WHAT TO WORK ON — Find each line containing the string "Give" and return it.

Rows from a dataset of charts and code
## begin

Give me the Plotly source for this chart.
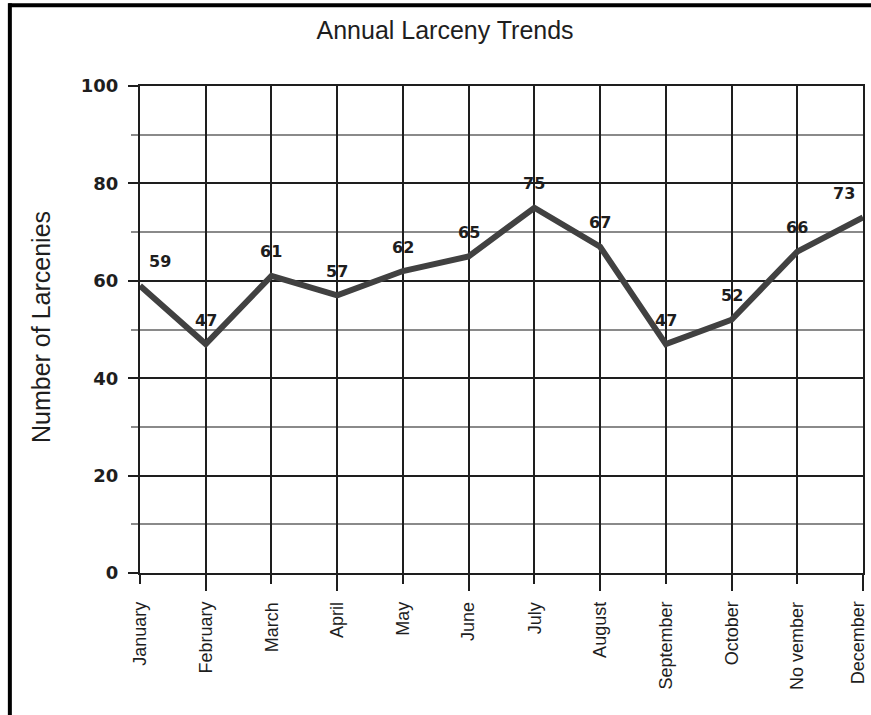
import plotly.graph_objects as go

months = ["January", "February", "March", "April", "May", "June", "July",
          "August", "September", "October", "No vember", "December"]
larcenies = [59, 47, 61, 57, 62, 65, 75, 67, 47, 52, 66, 73]

# horizontal nudge of each value label (pixels); edge labels are pulled inward
label_xshift = [20, 0, 0, 0, 0, 0, 0, 0, 0, 0, 0, -19]
# horizontal nudge of the month labels; the last one is kept inside the page
month_xshift = [0, 0, 0, 0, 0, 0, 0, 0, 0, 0, 0, -5]

FONT = "Liberation Sans, Arial, sans-serif"
BOLD = "DejaVu Sans, Verdana, sans-serif"
INK = "#1e1e1e"

fig = go.Figure()
fig.add_trace(go.Scatter(
    x=months, y=larcenies, mode="lines",
    line=dict(color="#414141", width=6),
    hoverinfo="skip", showlegend=False,
))
# invisible companion trace so the overlay axis (long alternate ticks) is drawn
fig.add_trace(go.Scatter(
    x=months, y=larcenies, mode="lines", xaxis="x2",
    line=dict(color="rgba(0,0,0,0)", width=0),
    hoverinfo="skip", showlegend=False,
))

for m, v, dx in zip(months, larcenies, label_xshift):
    fig.add_annotation(
        x=m, y=v, text=str(v), showarrow=False,
        xshift=dx, yshift=24,
        font=dict(family=BOLD, size=16, color=INK, weight="bold"),
    )

# vertical month labels under the axis
for m, dx in zip(months, month_xshift):
    fig.add_annotation(
        x=m, xref="x", yref="paper", y=-0.055, text=m, textangle=-90,
        showarrow=False, xanchor="center", yanchor="top", xshift=dx,
        font=dict(family=FONT, size=18, color=INK),
    )

# y-axis title, placed beside the tick labels
fig.add_annotation(
    text="Number of Larcenies", textangle=-90, showarrow=False,
    xref="paper", yref="paper", x=-0.137, y=0.505,
    xanchor="center", yanchor="middle",
    font=dict(family=FONT, size=25, color=INK),
)

fig.update_layout(
    width=871, height=715,
    margin=dict(l=140, r=8, t=86, b=142),
    paper_bgcolor="white", plot_bgcolor="white",
    title=dict(text="Annual Larceny Trends", x=0.511, xanchor="center",
               y=0.958, yanchor="middle",
               font=dict(family=FONT, size=25, color=INK)),
    xaxis=dict(
        type="category", categoryorder="array", categoryarray=months,
        range=[0, 11], automargin=False,
        showgrid=True, gridcolor=INK, gridwidth=2,
        showline=True, mirror=True, linecolor=INK, linewidth=2,
        zeroline=False,
        ticks="outside", ticklen=9, tickwidth=2, tickcolor=INK,
        showticklabels=False,
    ),
    xaxis2=dict(
        type="category", categoryorder="array", categoryarray=months,
        range=[0, 11], overlaying="x", anchor="y", side="bottom",
        tickvals=months[1::2], automargin=False,
        showgrid=False, showline=False, zeroline=False,
        ticks="outside", ticklen=17, tickwidth=2, tickcolor=INK,
        showticklabels=False,
    ),
    yaxis=dict(
        range=[0, 100], tickvals=[0, 20, 40, 60, 80, 100], automargin=False,
        showgrid=True, gridcolor=INK, gridwidth=2,
        showline=True, mirror=True, linecolor=INK, linewidth=2,
        zeroline=False,
        ticks="outside", ticklen=10, tickwidth=2, tickcolor=INK,
        tickfont=dict(family=BOLD, size=18, color=INK, weight="bold"),
        ticklabelstandoff=6,
        minor=dict(tickvals=[10, 30, 50, 70, 90], showgrid=True,
                   gridcolor="#8a8a8a", gridwidth=1.5,
                   ticks="outside", ticklen=7, tickwidth=1.5,
                   tickcolor="#8a8a8a"),
    ),
    shapes=[
        # page frame: top rule and left rule
        dict(type="line", xref="paper", yref="paper",
             x0=-0.182, x1=1.02, y0=1.166, y1=1.166,
             line=dict(color="black", width=4)),
        dict(type="line", xref="paper", yref="paper",
             x0=-0.18, x1=-0.18, y0=1.17, y1=-0.3,
             line=dict(color="black", width=4)),
    ],
)

fig.write_html("out.html")
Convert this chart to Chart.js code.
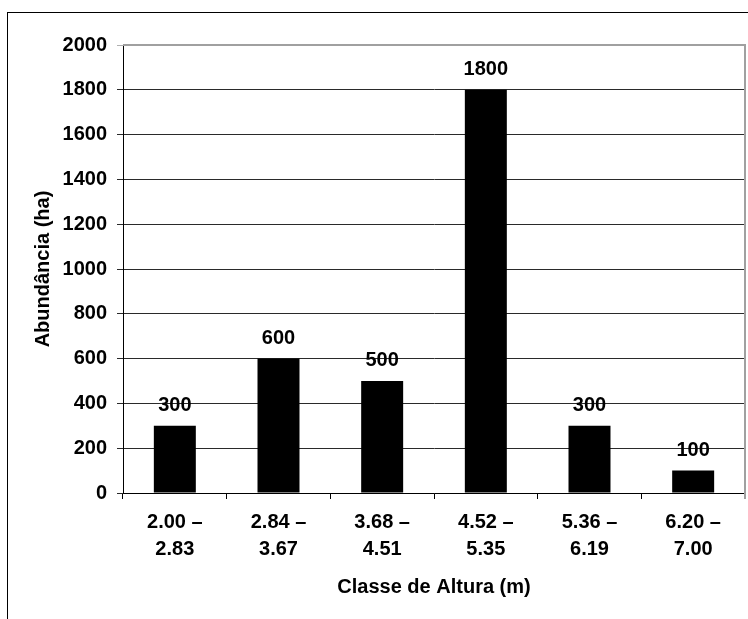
<!DOCTYPE html>
<html>
<head>
<meta charset="utf-8">
<script src="https://cdn.jsdelivr.net/npm/chart.js@4/dist/chart.umd.min.js"></script>
<style>
  html, body { margin: 0; padding: 0; background: #fff; }
  canvas { display: block; }
</style>
</head>
<body>
<canvas id="chart" width="748" height="619"></canvas>
<script>
// Height classes (m): lower and upper bounds of each class
const classStart = ['2.00', '2.84', '3.68', '4.52', '5.36', '6.20'];
const classEnd   = ['2.83', '3.67', '4.51', '5.35', '6.19', '7.00'];
// Abundance per class (ha)
const abundance  = [300, 600, 500, 1800, 300, 100];
// Value axis ticks
const yMin = 0, yMax = 2000, yStep = 200;

const xTitle = 'Classe de Altura (m)';
const yTitle = 'Abundância (ha)';

const categories = classStart.map((s, i) => [s + ' \u2013', classEnd[i]]);

const FONT = '"Liberation Sans", Arial, sans-serif';
const FSIZE = 20;

// Outer frame of the figure
const framePlugin = {
  id: 'frame',
  beforeDraw(chart) {
    const ctx = chart.ctx;
    ctx.save();
    ctx.fillStyle = '#fff';
    ctx.fillRect(0, 0, chart.width, chart.height);
    ctx.strokeStyle = '#000';
    ctx.lineWidth = 1;
    ctx.strokeRect(7.5, 12.5, chart.width + 20, chart.height + 20);
    ctx.restore();
  },
  afterDraw(chart) {
    // plot-area border on the top and right sides
    const a = chart.chartArea;
    const ctx = chart.ctx;
    ctx.save();
    ctx.strokeStyle = '#a0a0a0';
    ctx.lineWidth = 2;
    ctx.beginPath();
    ctx.moveTo(a.left, a.top);
    ctx.lineTo(a.right, a.top);
    ctx.lineTo(a.right, a.bottom + 6);
    ctx.stroke();
    ctx.restore();
  }
};

// Value labels above each bar
const valueLabels = {
  id: 'valueLabels',
  afterDatasetsDraw(chart) {
    const ctx = chart.ctx;
    const meta = chart.getDatasetMeta(0);
    const data = chart.data.datasets[0].data;
    ctx.save();
    ctx.font = 'bold ' + FSIZE + 'px ' + FONT;
    ctx.fillStyle = '#000';
    ctx.textAlign = 'center';
    ctx.textBaseline = 'alphabetic';
    meta.data.forEach((bar, i) => {
      ctx.fillText(String(data[i]), bar.x, bar.y - 15);
    });
    ctx.restore();
  }
};

new Chart(document.getElementById('chart'), {
  type: 'bar',
  data: {
    labels: categories,
    datasets: [{
      data: abundance,
      backgroundColor: '#000',
      borderWidth: 0,
      categoryPercentage: 1,
      barPercentage: 0.405
    }]
  },
  options: {
    responsive: false,
    animation: false,
    events: [],
    layout: { padding: { top: 45, right: 3, left: 0, bottom: 0 } },
    plugins: {
      legend: { display: false },
      tooltip: { enabled: false },
      title: { display: false }
    },
    scales: {
      x: {
        afterFit(scale) { scale.height = 126; },
        grid: {
          display: true,
          drawOnChartArea: false,
          drawTicks: true,
          tickLength: 6,
          offset: true,
          color: '#000',
          lineWidth: 1
        },
        border: { display: true, color: '#000', width: 1 },
        ticks: {
          color: '#000',
          padding: 10,
          maxRotation: 0,
          autoSkip: false,
          font: { family: FONT, size: FSIZE, weight: 'bold', lineHeight: 1.35 }
        },
        title: {
          display: true,
          text: xTitle,
          color: '#000',
          font: { family: FONT, size: FSIZE, weight: 'bold' },
          padding: { top: 0, bottom: 20 }
        }
      },
      y: {
        min: yMin,
        max: yMax,
        afterFit(scale) { scale.width = 123; },
        grid: {
          drawTicks: true,
          tickLength: 6,
          color: (c) => (c.tick && c.tick.value === yMax ? '#b0b0b0' : '#2a2a2a'),
          lineWidth: 1
        },
        border: { display: true, color: '#000', width: 1 },
        ticks: {
          stepSize: yStep,
          color: '#000',
          padding: 10,
          callback: (v) => String(v),
          font: { family: FONT, size: FSIZE, weight: 'bold' }
        },
        title: {
          display: true,
          text: yTitle,
          color: '#000',
          font: { family: FONT, size: FSIZE, weight: 'bold' },
          padding: { top: 31, bottom: 0 }
        }
      }
    }
  },
  plugins: [framePlugin, valueLabels]
});
</script>
</body>
</html>
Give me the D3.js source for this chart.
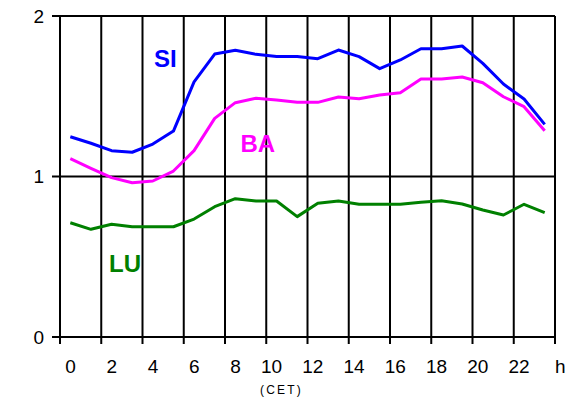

## end

ANSWER TO THE PROBLEM —
Give me the Plotly source for this chart.
Give me the D3.js source for this chart.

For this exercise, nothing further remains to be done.